**Dataset extract:**
— START —

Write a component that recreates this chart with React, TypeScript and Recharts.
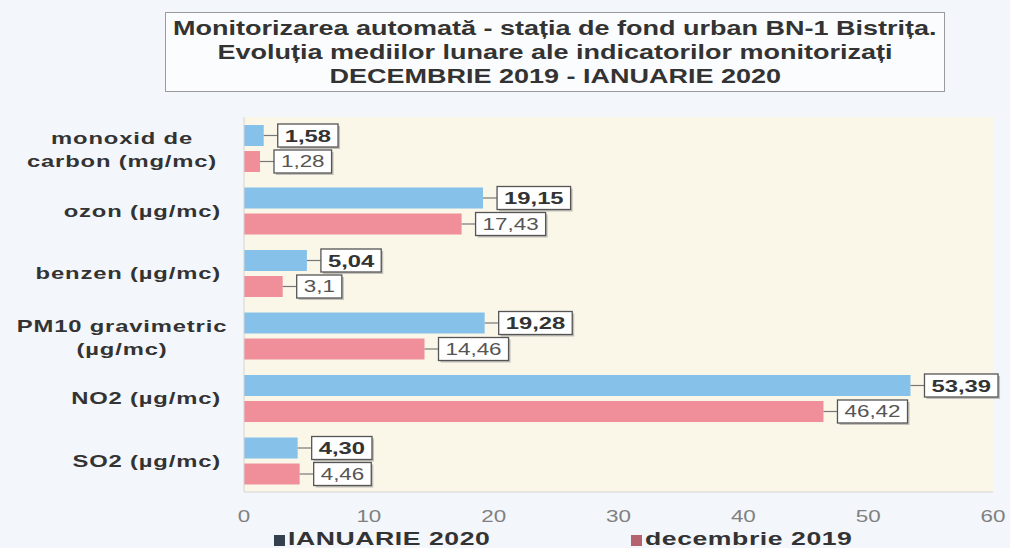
import React from "react"
import { BarChart, Bar, XAxis, YAxis, CartesianGrid, Legend, LabelList } from "recharts"

const categories = [
  "monoxid de\ncarbon (mg/mc)",
  "ozon (µg/mc)",
  "benzen (µg/mc)",
  "PM10 gravimetric\n(µg/mc)",
  "NO2 (µg/mc)",
  "SO2 (µg/mc)",
]
const ianuarie2020 = [1.58, 19.15, 5.04, 19.28, 53.39, 4.3]
const decembrie2019 = [1.28, 17.43, 3.1, 14.46, 46.42, 4.46]
const ianuarieLabels = ["1,58", "19,15", "5,04", "19,28", "53,39", "4,30"]
const decembrieLabels = ["1,28", "17,43", "3,1", "14,46", "46,42", "4,46"]
const xTicks = [0, 10, 20, 30, 40, 50, 60]

const data = categories.map((name, i) => ({
  name,
  ian: ianuarie2020[i],
  dec: decembrie2019[i],
}))

const FONT = "'Liberation Sans', Arial, sans-serif"
const BLUE = "#86c1ea"
const RED = "#f08f9a"
// the scanned original is stretched sideways, so text is widened to match
const SX = 1.4

function CategoryTick({ y, payload }: any) {
  const lines = String(payload.value).split("\n")
  const common = { fontFamily: FONT, fontSize: 17, fontWeight: "bold", fill: "#333", letterSpacing: 0.6 }
  if (lines.length === 1) {
    return (
      <g transform={`translate(221 ${y}) scale(${SX} 1)`}>
        <text x={0} y={0} dy={6} textAnchor="end" {...common}>{lines[0]}</text>
      </g>
    )
  }
  return (
    <g transform={`translate(122 ${y}) scale(${SX} 1)`}>
      <text x={0} y={0} textAnchor="middle" {...common}>
        {lines.map((l, i) => (
          <tspan key={i} x={0} dy={i === 0 ? -4 : 23}>{l}</tspan>
        ))}
      </text>
    </g>
  )
}

function ValueTick({ x, y, payload }: any) {
  return (
    <g transform={`translate(${x} ${y}) scale(${SX} 1)`}>
      <text x={0} y={0} dy={22} textAnchor="middle" fontFamily={FONT} fontSize={16} fill="#808080">
        {payload.value}
      </text>
    </g>
  )
}

function textWidth(s: string, size: number) {
  let w = 0
  for (const c of s) w += c === "," || c === " " ? size * 0.278 : size * 0.556
  return w * SX
}

function makeLabel(labels: string[], bold: boolean) {
  return (props: any) => {
    const { x, y, width, height, index } = props
    const text = labels[index]
    const size = bold ? 17 : 16
    const end = x + width
    const gap = 14
    const boxW = textWidth(text, size) + 14
    const boxH = 23
    const cy = y + height / 2
    const bx = end + gap
    return (
      <g>
        <line x1={end} y1={cy} x2={bx} y2={cy} stroke="#777" strokeWidth={1.2} />
        <rect x={bx + 2} y={cy - boxH / 2 + 2} width={boxW} height={boxH} fill="#8a8a8a" opacity={0.5} />
        <rect x={bx} y={cy - boxH / 2} width={boxW} height={boxH} fill="#fff" stroke="#555" strokeWidth={1.3} />
        <g transform={`translate(${bx + boxW / 2} ${cy}) scale(${SX} 1)`}>
          <text
            x={0}
            y={0}
            dy={bold ? 6 : 5.5}
            textAnchor="middle"
            fontFamily={FONT}
            fontSize={size}
            fontWeight={bold ? "bold" : "normal"}
            fill={bold ? "#333" : "#555"}
          >
            {text}
          </text>
        </g>
      </g>
    )
  }
}

function LegendContent() {
  const items = [
    { label: "IANUARIE 2020", color: "#34404e", width: 357 },
    { label: "decembrie 2019", color: "#b5636f", width: 300 },
  ]
  return (
    <div style={{ height: 26, overflow: "hidden", display: "flex", paddingLeft: 274, fontFamily: FONT }}>
      {items.map((it) => (
        <div key={it.label} style={{ width: it.width, display: "flex", alignItems: "flex-end", height: 26 }}>
          <span style={{ width: 11, height: 11, background: it.color, display: "inline-block", marginRight: 3, marginBottom: 2 }} />
          <span
            style={{
              fontSize: 19,
              fontWeight: "bold",
              color: "#333",
              lineHeight: "19px",
              letterSpacing: 0.4,
              display: "inline-block",
              transform: `scaleX(${SX})`,
              transformOrigin: "left center",
              whiteSpace: "nowrap",
            }}
          >
            {it.label}
          </span>
        </div>
      ))}
    </div>
  )
}

const titleLines = [
  "Monitorizarea automată - stația de fond urban BN-1 Bistrița.",
  "Evoluția mediilor lunare ale indicatorilor monitorizați",
  "DECEMBRIE 2019 - IANUARIE 2020",
]

export default function App() {
  return (
    <div style={{ position: "absolute", left: 0, top: 0, width: 1010, height: 548, background: "#f3f6fa", overflow: "hidden" }}>
      <div
        style={{
          position: "absolute",
          left: 165,
          top: 12,
          width: 778,
          height: 75,
          border: "1px solid #9a9a9a",
          background: "#fbfcfd",
          textAlign: "center",
          fontFamily: FONT,
          fontWeight: "bold",
          fontSize: 20,
          lineHeight: "24px",
          color: "#333",
          paddingTop: 3,
          zIndex: 2,
        }}
      >
        {titleLines.map((t) => (
          <div key={t}>
            <span style={{ display: "inline-block", transform: "scaleX(1.35)", whiteSpace: "nowrap" }}>{t}</span>
          </div>
        ))}
      </div>
      <BarChart
        width={1010}
        height={548}
        data={data}
        layout="vertical"
        margin={{ top: 117, right: 17, bottom: 0, left: 0 }}
        barSize={21}
        barGap={5}
      >
        <CartesianGrid horizontal={false} vertical={false} fill="#fbf7e8" />
        <XAxis
          type="number"
          domain={[0, 60]}
          ticks={xTicks}
          height={30}
          tickLine={false}
          axisLine={{ stroke: "#d4d4d4" }}
          tick={<ValueTick />}
        />
        <YAxis
          type="category"
          dataKey="name"
          width={244}
          tickLine={false}
          axisLine={{ stroke: "#d4d4d4" }}
          tick={<CategoryTick />}
          interval={0}
        />
        <Legend verticalAlign="bottom" content={<LegendContent />} />
        <Bar dataKey="ian" fill={BLUE} isAnimationActive={false}>
          <LabelList dataKey="ian" content={makeLabel(ianuarieLabels, true)} />
        </Bar>
        <Bar dataKey="dec" fill={RED} isAnimationActive={false}>
          <LabelList dataKey="dec" content={makeLabel(decembrieLabels, false)} />
        </Bar>
      </BarChart>
    </div>
  )
}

— END —

**What to work on:** Without the pictures, return the listing above from its first line through the line that has "CartesianGrid, Legend, LabelList".

**Solution for this problem:**
Write a component that recreates this chart with React, TypeScript and Recharts.
import React from "react"
import { BarChart, Bar, XAxis, YAxis, CartesianGrid, Legend, LabelList } from "recharts"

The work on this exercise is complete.